Return the lines that follow, exactly as they appear, from the first through the one containing "import plotly.graph_objects as go"; no pictures are to be included.

— Start DATASET EXCERPT —

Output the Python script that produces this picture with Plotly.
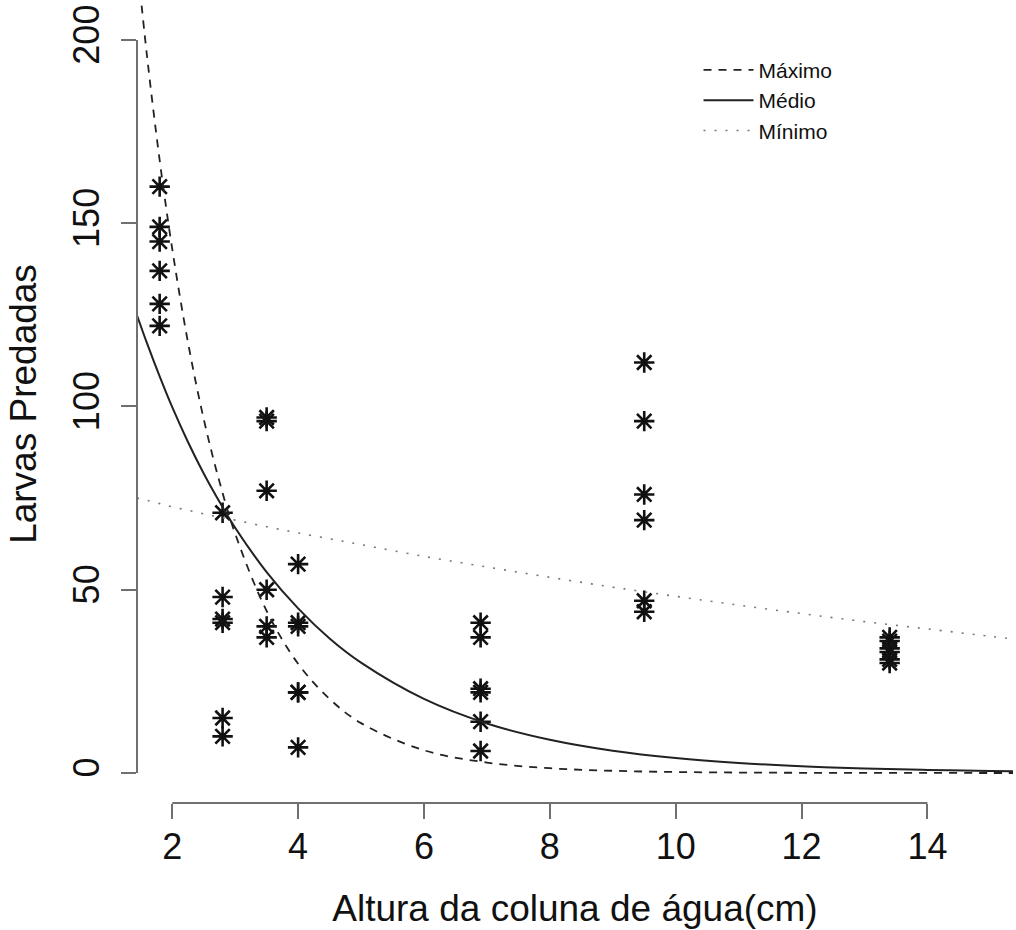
import plotly.graph_objects as go

# Observed data: water column height (cm) and predated larvae
altura = [1.8]*6 + [2.8]*6 + [3.5]*6 + [4.0]*6 + [6.9]*6 + [9.5]*6 + [13.4]*6
larvas = [160, 149, 145, 137, 128, 122,
          71, 48, 42, 41, 15, 10,
          97, 96, 77, 50, 40, 37,
          57, 41, 40, 22, 22, 7,
          41, 37, 23, 22, 14, 6,
          112, 96, 76, 69, 47, 44,
          37, 36, 34, 33, 31, 30]

# Fitted curves
x_curva = [1.44, 1.6, 1.8, 2.0, 2.25, 2.5, 2.75, 3.0, 3.5, 4.0, 4.5, 5.0,
           6.0, 7.0, 8.0, 9.0, 10.0, 11.0, 12.0, 13.0, 14.0, 15.0, 15.4]
maximo = [221.7, 195.5, 167.2, 143.0, 117.5, 96.6, 79.5, 65.3, 44.2, 29.8, 20.2, 13.6,
          6.2, 2.85, 1.3, 0.6, 0.27, 0.12, 0.05, 0.02, 0.01, 0.0, 0.0]
medio = [124.9, 117.2, 108.2, 99.8, 90.3, 81.7, 74.0, 66.9, 54.8, 44.9, 36.7, 30.1,
         20.2, 13.5, 9.06, 6.07, 4.07, 2.73, 1.83, 1.22, 0.82, 0.55, 0.47]
minimo = [75.0, 74.4, 73.5, 72.6, 71.7, 70.7, 69.8, 69.0, 67.2, 65.5, 63.9, 62.3,
          59.1, 56.2, 53.4, 50.7, 48.2, 45.8, 43.5, 41.3, 39.3, 37.3, 36.5]

x_ticks = [2, 4, 6, 8, 10, 12, 14]
y_ticks = [0, 50, 100, 150, 200]

FONT = "Liberation Sans, Arial, Helvetica, sans-serif"
AXIS_COLOR = "#707070"

fig = go.Figure()

fig.add_trace(go.Scatter(
    x=altura, y=larvas, mode="markers", showlegend=False,
    marker=dict(symbol="asterisk-open", size=17, color="#111111",
                line=dict(width=2.6, color="#111111")),
))

fig.add_trace(go.Scatter(x=x_curva, y=maximo, mode="lines", name="Máximo",
                         line=dict(color="#222222", width=1.8, dash="8px,7px", shape="spline")))
fig.add_trace(go.Scatter(x=x_curva, y=medio, mode="lines", name="Médio",
                         line=dict(color="#222222", width=2, shape="spline")))
fig.add_trace(go.Scatter(x=x_curva, y=minimo, mode="lines", name="Mínimo",
                         line=dict(color="#777777", width=1.6, dash="2px,9px", shape="spline")))

# R-style axis lines spanning first to last tick
fig.add_shape(type="line", xref="x", yref="paper", x0=x_ticks[0], x1=x_ticks[-1], y0=0, y1=0,
              line=dict(color=AXIS_COLOR, width=2))
fig.add_shape(type="line", xref="paper", yref="y", x0=0, x1=0, y0=y_ticks[0], y1=y_ticks[-1],
              line=dict(color=AXIS_COLOR, width=2))

fig.update_layout(
    width=1016, height=930,
    margin=dict(l=137, r=3, t=5, b=127, autoexpand=False),
    paper_bgcolor="white", plot_bgcolor="white",
    font=dict(family=FONT, color="#111111"),
    xaxis=dict(range=[1.44, 15.36], tickvals=x_ticks, ticktext=[str(v) for v in x_ticks],
               automargin=False,
               showgrid=False, zeroline=False, showline=False,
               ticks="outside", ticklen=15, tickwidth=2, tickcolor=AXIS_COLOR,
               tickfont=dict(size=36, family=FONT, color="#111111"),
               ticklabelstandoff=-3,
               title=dict(text="Altura da coluna de água(cm)",
                          font=dict(size=37, family=FONT, color="#111111"), standoff=28)),
    yaxis=dict(range=[-8.19, 209.55], tickvals=y_ticks, ticktext=[str(v) for v in y_ticks],
               automargin=False,
               showgrid=False, zeroline=False, showline=False,
               ticks="outside", ticklen=15, tickwidth=2, tickcolor=AXIS_COLOR,
               tickangle=-90,
               tickfont=dict(size=36, family=FONT, color="#111111"),
               ticklabelstandoff=8,
               title=dict(text="Larvas Predadas",
                          font=dict(size=37, family=FONT, color="#111111"), standoff=17)),
    legend=dict(x=0.641, y=0.944, xanchor="left", yanchor="top",
                bgcolor="rgba(0,0,0,0)", borderwidth=0,
                font=dict(size=21, family=FONT, color="#111111"),
                itemwidth=50, tracegroupgap=0),
)

fig.write_html("out.html", config={"displayModeBar": False},
               post_script="document.body.style.margin='0';document.body.style.overflow='hidden';")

— End DATASET EXCERPT —

**WRITTEN RESPONSE**
Output the Python script that produces this picture with Plotly.
import plotly.graph_objects as go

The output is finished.